Cyber security for SMEs - Three Key Takeaways
- For smaller firms that lack the expertise for managing or fixing a breach, outsourcing can be an alternative approach. Even bigger organisations often lack the ability to field an instant response team around the clock. Outsourcing firms can add an extra layer of expertise in handling breaches, however, they are at best a delegation of responsibility, not a complete abdication of cyber security
- Spending on technology is often the easy part. To be effective, you have to move on all fronts together. That means people, processes and technology. Simply spending on technology is not enough without a fully structured, rigorous set of processes combined with people who are fully aware of the issues. It is especially disappointing that so few people appear to simulate a cyber attack and practise what to do when their systems go down.

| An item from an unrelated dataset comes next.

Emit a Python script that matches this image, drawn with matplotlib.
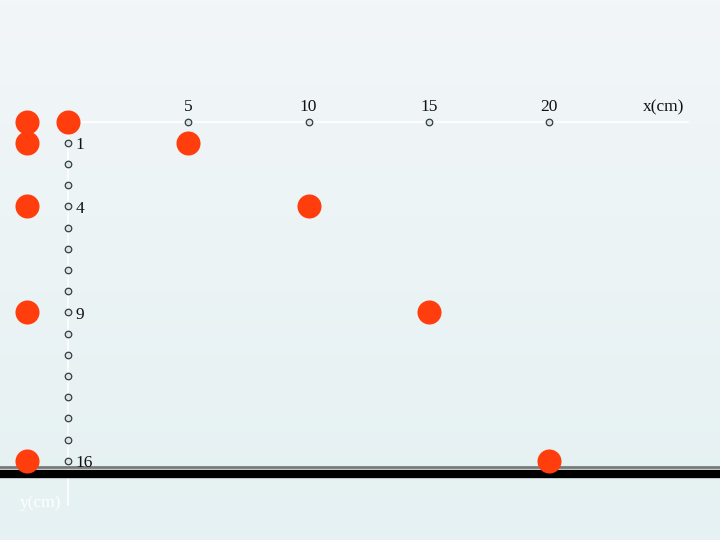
import numpy as np
import matplotlib.pyplot as plt
from matplotlib.colors import LinearSegmentedColormap

# Horizontal positions (cm) and fall distances (cm) of the ball
x_pos = [0, 5, 10, 15, 20]
y_pos = [0, 1, 4, 9, 16]

# Axis ticks
x_ticks = [5, 10, 15, 20]
x_tick_labels = ['5', '10', '15', '20']
y_ticks = list(range(1, 17))
y_tick_labels = {1: '1', 4: '4', 9: '9', 16: '16'}

# column of the free-falling ball, left of the y axis
free_x = -1.70

fig = plt.figure(figsize=(7.2, 5.4), dpi=100)
ax = fig.add_axes([0, 0, 1, 1])
ax.set_xlim(-2.83, 27.11)
ax.set_ylim(19.74, -5.74)
ax.axis('off')

# Background gradient
cmap = LinearSegmentedColormap.from_list('bg', ['#f2f6f8', '#e5f1f2'])
ax.imshow(np.linspace(0, 1, 100).reshape(-1, 1), cmap=cmap, aspect='auto',
          extent=(-2.83, 27.11, 19.74, -5.74), zorder=0)

# axes lines (white)
ax.plot([0, 25.8], [0, 0], color='white', lw=1.2, zorder=1)
ax.plot([0, 0], [0, 18.1], color='white', lw=1.2, zorder=1)

# ground
ax.axhline(16.3, color='#7a7a7a', lw=2, zorder=2)
ax.axhline(16.62, color='black', lw=6, zorder=3)

# tick circles
ax.scatter(x_ticks, [0] * len(x_ticks), s=22, facecolor='#e0e4e4', edgecolor='#2f3f44',
           lw=0.9, zorder=4)
ax.scatter([0] * len(y_ticks), y_ticks, s=22, facecolor='#e0e4e4', edgecolor='#2f3f44',
           lw=0.9, zorder=4)

font = {'family': 'Liberation Serif', 'size': 12.5, 'color': '#111111'}
for t, lab in zip(x_ticks, x_tick_labels):
    ax.text(t, -0.3, lab, ha='center', va='bottom', **font)
for t, lab in y_tick_labels.items():
    ax.text(0.3, t + 0.1, lab, ha='left', va='center', **font)

ax.text(23.9, -0.3, 'x(cm)', ha='left', va='bottom', **font)
ax.text(-2.0, 18.0, 'y(cm)', ha='left', va='center', family='Liberation Serif',
        size=12.5, color='white')

# ball positions
ball = '#ff3d0d'
ax.scatter(x_pos, y_pos, s=300, color=ball, zorder=5, lw=0)
ax.scatter([free_x] * len(y_pos), y_pos, s=300, color=ball, zorder=5, lw=0)

fig.savefig('out.png', dpi=100)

- What keeps business people awake at night? The answer is the double risks of cyber attack and fraud. Increasingly, the two are linked as fraud moves online. We asked our survey group of more than 4,100 managers and senior executives in five countries to rate their concern over different types of risk and the potential impact they could have on the organisation in the coming year. Two-thirds (66%) put the cyber threat on a par with fraud, at the top of the list.
The Expert View…
Gareth Wharton, CEO, Hiscox
“If anyone still harboured doubts about the severity of the threat, the events of the past year should have dispelled them. From the WannaCry ransomware attack to the hacking of one of the world’s largest credit agencies, 2017 produced numerous reminders that operating in a connected world has fearsome perils. The cost of these attacks has undoubtedly run into the billions.
“It is an old adage that you should hope for the best but plan for the worst. That is certainly true when it comes to battling cyber crime. In today’s world, there is no alternative to investing in sophisticated prevention and detection systems and supporting them with the people and processes that will make them effective. This study not only reinforces that message but it provides a detailed picture of what cyber readiness really looks like.”